In order to make the sequence analysis programs convenient we
have installed a web-based facility, the Cartwheel Project,
that allows the user to have complete control over the process.
Within the circumscribed domain of genomic sequence-based information,
Cartwheel provides facilities to organize, analyze, and curate
information on the level of individual labs. The analyses are
then viewable by programs such as FamilyRelations. The Cartwheel
Project is the umbrella term for a bioinformatics infrastructure
first developed by C. Titus Brown and now maintained and extended
by the computational staff of the Center.As the genome data
has expanded, we have found it necessary to install another
queuing package, Parasol, to facilitate bulk jobs not covered
by Cartwheel.
The equipment that supports the computational efforts of the
Center includes two 18 unit Beowulf clusters, a web server for
the Sea Urchin Genome Project (SUGP) and several dual processor
development machines used by the staff for software construction,
testing and maintenance. In the past year we have decommissioned
one obsolete Beowulf cluster and installed a new one.
The utility of these comparative sequence analysis facilities
is reflected in the user population. At present, the Caltech
Cartwheel server, Woodward, has 249 total registered users in
40 lab groups. A total of 22181 jobs have run in the last year
for a total of 123 CPU days. The majority of these are Seqcomp
and Blast analyses.
The goal of the Center for Computational Regulatory Biology is to develop, refine and test computational approaches in genomics broadly and cis-regulatory analysis specifically. The primary focus for the latter is the elucidation of gene regulatory networks in development. The Center interacts with the wider research community in several ways: it provides open source software for use by academic research groups; it provides web-based servers for genomic analysis using software developed locally; and it maintains databases fundamental to the Sea Urchin Genome Project, an initiative that began in the Davidson laboratory and at the Genomics Technology Facility. The Facility provides to the Caltech and external scientific community upon request services and materials stemming from the macroarray libraries and arraying equipment that we maintain.

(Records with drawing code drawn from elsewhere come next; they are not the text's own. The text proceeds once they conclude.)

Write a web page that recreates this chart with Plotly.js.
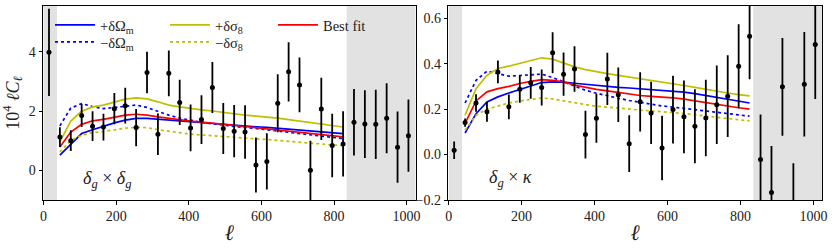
<!DOCTYPE html>
<html>
<head>
<meta charset="utf-8">
<script src="https://cdn.plot.ly/plotly-3.0.1.min.js"></script>
<style>html,body{margin:0;padding:0;background:#fff;}#chart{width:834px;height:250px;}</style>
</head>
<body>
<div id="chart"></div>
<script>
// ---- data ----
const ellData = [15,45,75,105,135,165,195,225,255,285,315,345,375,405,435,465,495,525,555,585,615,645,675,705,735,765,795,825,855,885,915,945,975,1005];
const ggVal = [3.98,1.12,1.00,1.85,1.49,1.46,2.08,2.18,1.44,3.30,1.22,3.27,2.29,1.43,1.71,2.79,1.41,1.32,1.29,0.18,0.30,2.26,3.32,2.88,0.00,2.07,0.84,0.89,1.62,1.56,1.55,1.76,0.78,1.17];
const ggErr = [1.47,0.33,0.35,0.39,0.50,0.45,0.53,0.60,0.63,0.70,0.70,0.77,0.76,0.79,0.82,0.86,0.86,0.88,0.90,0.93,0.95,0.98,1.00,0.92,1.00,1.05,1.07,1.10,1.12,1.14,1.17,1.18,1.20,1.22];
const gkVal = [0.019,0.141,0.227,0.188,0.364,0.210,0.288,0.316,0.295,0.448,0.354,0.377,0.088,0.160,0.333,0.263,0.048,0.232,0.183,0.029,0.198,0.166,0.125,0.161,0.219,0.257,0.389,0.521,-0.022,-0.167,0.298,-0.260,0.310,0.485];
const gkErr = [0.038,0.018,0.038,0.043,0.050,0.054,0.060,0.070,0.079,0.090,0.095,0.100,0.105,0.108,0.115,0.120,0.125,0.130,0.137,0.142,0.149,0.160,0.163,0.168,0.173,0.180,0.185,0.190,0.198,0.205,0.215,0.222,0.230,0.240];

const ellTheory = [45,75,105,135,165,195,225,255,285,315,345,375,405,435,465,495,525,555,585,615,645,675,705,735,765,795,825];
const ggBest   = [0.79,1.29,1.55,1.67,1.72,1.78,1.86,1.89,1.86,1.80,1.75,1.70,1.66,1.63,1.59,1.55,1.51,1.47,1.44,1.41,1.37,1.33,1.29,1.25,1.21,1.17,1.13];
const ggOmPlus = [0.51,0.88,1.24,1.37,1.49,1.60,1.69,1.75,1.75,1.72,1.70,1.67,1.64,1.61,1.58,1.55,1.52,1.49,1.47,1.45,1.42,1.39,1.36,1.33,1.30,1.27,1.24];
const ggOmMinus= [1.50,2.10,2.25,2.15,2.08,2.12,2.18,2.20,2.12,1.98,1.86,1.76,1.68,1.62,1.57,1.52,1.48,1.44,1.41,1.37,1.33,1.28,1.24,1.19,1.15,1.11,1.07];
const ggS8Plus = [0.96,1.66,1.99,2.14,2.20,2.31,2.40,2.44,2.41,2.31,2.20,2.14,2.08,2.04,2.00,1.95,1.90,1.86,1.83,1.80,1.76,1.71,1.66,1.61,1.56,1.51,1.46];
const ggS8Minus= [0.62,1.01,1.18,1.27,1.31,1.37,1.42,1.45,1.44,1.37,1.33,1.27,1.22,1.19,1.17,1.14,1.11,1.08,1.06,1.04,1.01,0.98,0.95,0.92,0.89,0.86,0.83];

const gkBest   = [0.137,0.236,0.276,0.290,0.300,0.313,0.322,0.330,0.327,0.320,0.306,0.296,0.287,0.280,0.273,0.266,0.260,0.256,0.254,0.250,0.244,0.236,0.228,0.220,0.213,0.206,0.200];
const gkOmPlus = [0.095,0.180,0.232,0.254,0.271,0.286,0.300,0.317,0.320,0.319,0.314,0.309,0.304,0.300,0.296,0.293,0.290,0.287,0.284,0.281,0.275,0.268,0.260,0.251,0.243,0.235,0.227];
const gkOmMinus= [0.227,0.327,0.367,0.357,0.345,0.348,0.350,0.354,0.339,0.320,0.300,0.283,0.270,0.258,0.248,0.238,0.229,0.221,0.214,0.209,0.203,0.196,0.190,0.184,0.178,0.173,0.169];
const gkS8Plus = [0.173,0.290,0.349,0.379,0.389,0.401,0.415,0.426,0.420,0.404,0.386,0.374,0.364,0.356,0.349,0.342,0.335,0.327,0.319,0.312,0.304,0.296,0.287,0.279,0.271,0.264,0.258];
const gkS8Minus= [0.107,0.173,0.200,0.213,0.227,0.236,0.244,0.249,0.245,0.236,0.227,0.220,0.213,0.208,0.204,0.200,0.196,0.192,0.189,0.186,0.181,0.175,0.169,0.163,0.158,0.153,0.148];

const maskedRanges = [[0, 37], [835, 1025]];
const legendLabels = ['+δΩ<sub>m</sub>', '−δΩ<sub>m</sub>', '+δσ<sub>8</sub>', '−δσ<sub>8</sub>', 'Best fit'];

// ---- layout helpers ----
const W = 834, H = 250, ML = 43, MR = 12, MT = 6, MB = 50;
const PW = W - ML - MR, PH = H - MT - MB;
const px = p => (p - ML) / PW;
const py = p => 1 - (p - MT) / PH;
const FONT = '"Liberation Serif", serif';
const BLUE = '#0000ff', YEL = '#bfbf00', RED = '#ff0000';

function line(x, y, color, dash, xa, ya, name, leg) {
  return {x: x, y: y, xaxis: xa, yaxis: ya, mode: 'lines', type: 'scatter',
    line: {color: color, width: 1.7, dash: dash}, name: name,
    showlegend: !!leg, legend: leg || 'legend', hoverinfo: 'skip'};
}
function pts(x, y, e, xa, ya) {
  return {x: x, y: y, xaxis: xa, yaxis: ya, mode: 'markers', type: 'scatter', showlegend: false,
    marker: {color: 'black', size: 5},
    error_y: {type: 'data', array: e, visible: true, color: 'black', thickness: 1.8, width: 0}};
}

const traces = [
  line(ellTheory, ggOmPlus, BLUE, 'solid', 'x', 'y', legendLabels[0], 'legend'),
  line(ellTheory, ggOmMinus, BLUE, 'dot', 'x', 'y', legendLabels[1], 'legend2'),
  line(ellTheory, ggS8Plus, YEL, 'solid', 'x', 'y', legendLabels[2], 'legend3'),
  line(ellTheory, ggS8Minus, YEL, 'dot', 'x', 'y', legendLabels[3], 'legend4'),
  line(ellTheory, ggBest, RED, 'solid', 'x', 'y', legendLabels[4], 'legend5'),
  pts(ellData, ggVal, ggErr, 'x', 'y'),
  line(ellTheory, gkOmPlus, BLUE, 'solid', 'x2', 'y2'),
  line(ellTheory, gkOmMinus, BLUE, 'dot', 'x2', 'y2'),
  line(ellTheory, gkS8Plus, YEL, 'solid', 'x2', 'y2'),
  line(ellTheory, gkS8Minus, YEL, 'dot', 'x2', 'y2'),
  line(ellTheory, gkBest, RED, 'solid', 'x2', 'y2'),
  pts(ellData, gkVal, gkErr, 'x2', 'y2')
];

const shapes = [];
[['x','y'],['x2','y2']].forEach(([xa, ya]) => {
  maskedRanges.forEach(r => shapes.push({type: 'rect', xref: xa, yref: ya + ' domain',
    x0: r[0], x1: r[1], y0: 0, y1: 1, fillcolor: '#e2e2e2', line: {width: 0}, layer: 'below'}));
});

const axisBase = {showgrid: false, zeroline: false, showline: true, linecolor: 'black', linewidth: 1,
  mirror: true, ticks: 'outside', ticklen: 3.5, tickwidth: 1, tickcolor: 'black',
  tickfont: {family: FONT, size: 14, color: '#222'}};

function leg(xp, yp) {
  return {x: px(xp), y: py(yp), xanchor: 'left', yanchor: 'middle', bgcolor: 'rgba(0,0,0,0)',
    borderwidth: 0, font: {family: FONT, size: 14.5, color: '#222'}, itemwidth: 40};
}

const layout = {
  width: W, height: H, margin: {l: ML, r: MR, t: MT, b: MB},
  paper_bgcolor: 'white', plot_bgcolor: 'white',
  font: {family: FONT, color: '#222'},
  xaxis: Object.assign({}, axisBase, {domain: [0, px(415.7)], range: [-1.5, 1025], tickvals: [0,200,400,600,800,1000],
    title: {text: '<i>ℓ</i>', font: {family: FONT, size: 22}, standoff: 1}}),
  yaxis: Object.assign({}, axisBase, {range: [-1, 5.54], tickvals: [0,2,4],
    title: {text: '10<sup>4</sup> <i>ℓC</i><sub><i>ℓ</i></sub>', font: {family: FONT, size: 18}, standoff: 6}}),
  xaxis2: Object.assign({}, axisBase, {anchor: 'y2', domain: [px(448.3), 1], range: [-1, 1023.5], tickvals: [0,200,400,600,800,1000],
    title: {text: '<i>ℓ</i>', font: {family: FONT, size: 22}, standoff: 1}}),
  yaxis2: Object.assign({}, axisBase, {anchor: 'x2', range: [-0.2, 0.654], tickvals: [-0.2,0,0.2,0.4,0.6], tickformat: '.1f'}),
  shapes: shapes,
  legend: leg(50, 25), legend2: leg(50, 42), legend3: leg(165, 25), legend4: leg(165, 42), legend5: leg(273, 25),
  annotations: [
    {xref: 'x domain', yref: 'y domain', x: 0.102, y: 0.108, xanchor: 'left', yanchor: 'middle', showarrow: false,
      text: '<i>δ</i><sub><i>g</i></sub> × <i>δ</i><sub><i>g</i></sub>', font: {family: FONT, size: 18, color: '#222'}},
    {xref: 'x2 domain', yref: 'y2 domain', x: 0.104, y: 0.11, xanchor: 'left', yanchor: 'middle', showarrow: false,
      text: '<i>δ</i><sub><i>g</i></sub> × <i>κ</i>', font: {family: FONT, size: 18, color: '#222'}}
  ]
};

Plotly.newPlot('chart', traces, layout, {displayModeBar: false, staticPlot: true});
</script>
</body>
</html>
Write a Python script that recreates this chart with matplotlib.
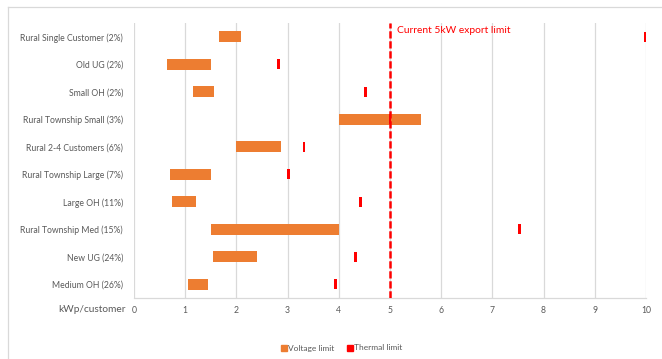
import matplotlib
matplotlib.use("Agg")
import matplotlib.pyplot as plt
from matplotlib.lines import Line2D

plt.rcParams['font.family'] = ['Lato', 'DejaVu Sans']
plt.rcParams['lines.scale_dashes'] = False

# Network categories, top to bottom
categories = [
    "Rural Single Customer (2%)",
    "Old UG (2%)",
    "Small OH (2%)",
    "Rural Township Small (3%)",
    "Rural 2-4 Customers (6%)",
    "Rural Township Large (7%)",
    "Large OH (11%)",
    "Rural Township Med (15%)",
    "New UG (24%)",
    "Medium OH (26%)",
]
# Voltage limit range (kWp/customer)
voltage_low = [1.66, 0.64, 1.15, 4.00, 1.99, 0.70, 0.74, 1.50, 1.54, 1.05]
voltage_high = [2.09, 1.50, 1.56, 5.60, 2.87, 1.50, 1.21, 4.00, 2.40, 1.45]
# Thermal limit (kWp/customer)
thermal = [9.98, 2.83, 4.52, 5.00, 3.32, 3.02, 4.42, 7.53, 4.32, 3.93]
export_limit = 5
x_ticks = list(range(0, 11))

ORANGE = "#ED7D31"
RED = "#FF0000"
GRID = "#D9D9D9"
TEXT = "#595959"

W, H = 662, 359
fig = plt.figure(figsize=(W / 100, H / 100), dpi=100)
ax = fig.add_axes([134 / W, 1 - 298 / H, (646 - 134) / W, (298 - 23) / H])

n = len(categories)
ypos = [n - 1 - i for i in range(n)]
widths = [h - l for l, h in zip(voltage_low, voltage_high)]
ax.barh(ypos, widths, left=voltage_low, height=0.4, color=ORANGE, zorder=3)
tw = 0.055
ax.barh(ypos, [tw] * n, left=[t - tw / 2 for t in thermal], height=0.38,
        color=RED, zorder=3)

ax.axvline(export_limit, color=RED, lw=1.8, dashes=(5.2, 2.0), zorder=4)
ax.text(export_limit + 0.14, 9.22, "Current 5kW export limit", color=RED,
        fontsize=7.4, va="center", ha="left", zorder=5)

ax.set_xlim(0, 10)
ax.set_ylim(-0.5, n - 0.5)
ax.set_xticks(x_ticks)
ax.set_xticklabels([str(t) for t in x_ticks])
ax.set_yticks(ypos)
ax.set_yticklabels(categories)
ax.tick_params(axis="both", length=0, labelsize=6.2, colors=TEXT)
ax.tick_params(axis="x", pad=6)
ax.tick_params(axis="y", pad=8)
ax.grid(axis="x", color=GRID, lw=0.9, zorder=0)
for s in ["top", "right", "left"]:
    ax.spines[s].set_visible(False)
ax.spines["bottom"].set_color(GRID)
ax.spines["bottom"].set_linewidth(0.9)

fig.text(58 / W, 1 - 310 / H, "kWp/customer", fontsize=7.3, color=TEXT,
         ha="left", va="center")

handles = [
    Line2D([], [], marker="s", ls="none", color=ORANGE, markersize=4.2),
    Line2D([], [], marker="s", ls="none", color=RED, markersize=4.2),
]
fig.legend(handles, ["Voltage limit", "Thermal limit"], loc="center",
           bbox_to_anchor=(342 / W, 1 - 348 / H), ncol=2, frameon=False,
           fontsize=6.0, handlelength=0.6, handletextpad=0.2,
           columnspacing=1.5, labelcolor=TEXT)

# Chart area border
fig.add_artist(Line2D([8 / W, 8 / W], [0, 1 - 7 / H], color=GRID, lw=0.9,
                      transform=fig.transFigure))
fig.add_artist(Line2D([8 / W, 1], [1 - 7 / H, 1 - 7 / H], color=GRID, lw=0.9,
                      transform=fig.transFigure))

fig.savefig("out.png", dpi=100, facecolor="white")
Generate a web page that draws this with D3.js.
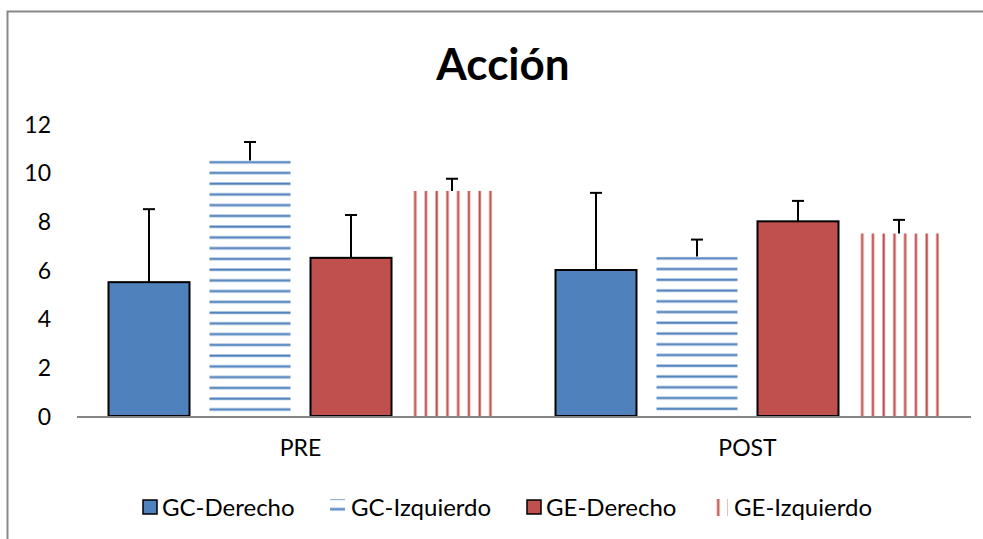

One aspect of the Center is the Sea Urchin Genome Resource that maintains information resources that are used widely in the sea urchin research community. We provide sequence information through the Sea Urchin Genome Project web site (http://spbase.org). With the advent of the web resources for annotation established at the Human Genome Sequencing Center, Baylor College of Medicine and the Sea Urchin Genome Resources at NCBI, we have not seen the need to expand our local databases. However, we have refined the cross-index between our library clones and sequences stored in public databases at NCBI. Since so many of our libraries were used for the sequencing project, and the library location for the clones was preserved in the sequence information, we can provide a searchable sequence database from which the user can obtain clone information and order the clone. This "clone by computer" method renders our arrayed libraries extremely useful and readily accessible for the working molecular biologist.